Running out of submarines forces you to place the ship in horizontally. (Some other options exist to deduce this too, but this is how I constructed the puzzle to have something learned earlier in the solve come up again). Now, as the horizontal ship places many more segments into unmarked rows, this is a good time to revert to “add to 20″ mode. You’ll find 7 segments are now in the unmarked rows, so all ships in those unmarked rows are now accounted for. The horizontal ship you just placed is a 3-unit cruiser.
And the rest is much easier from there. I could have made the puzzle much harder by leaving out or adjusting some of the row clues.

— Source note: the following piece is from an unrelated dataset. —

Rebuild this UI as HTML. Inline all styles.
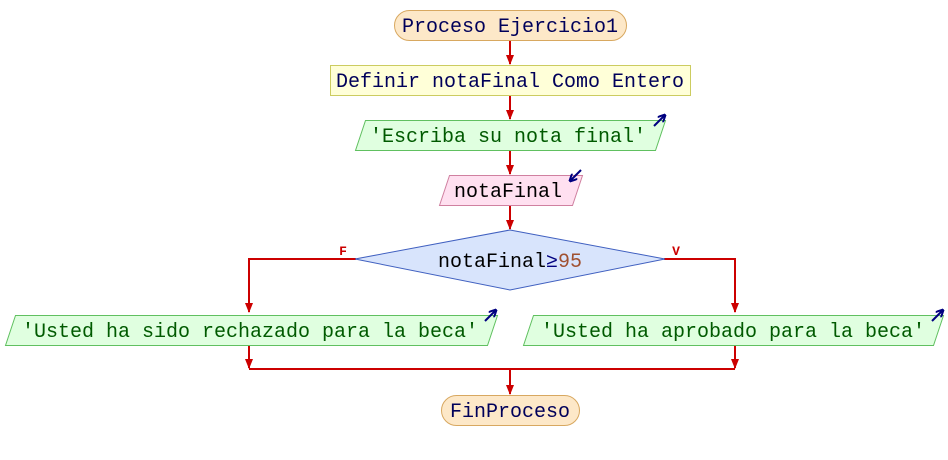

Writing Battleships is an odd experience for me too. All my rules and info pages start with the line “A Grandmaster XXXXXXX will have a unique solution that can be reached by logic alone.” Battleships is the one style where I know my solvers may not approach the puzzles with a logical solution in mind at all, even telling them this fact up front. For many, Battleships has become a brute-force branch-killing heuristic that begins with the 4-unit battleship and nothing else is allowed! I was surprised when my most experienced Battleships tester, for both Monday and Wednesday, reported going to guessing or being unable to prove uniqueness from his solving path. One solver here posted on Friday a very quick result that included guessing the location of one ship and then stated I had failed to correctly time the Friday puzzle despite six testers, none faster than 3:50 and most closer to 10 minutes. I know I can write interesting Battleships. But I’m not sure I can make my audience solve them as intended. And when someone gets lucky, that does not make the puzzle easy. That makes them lucky.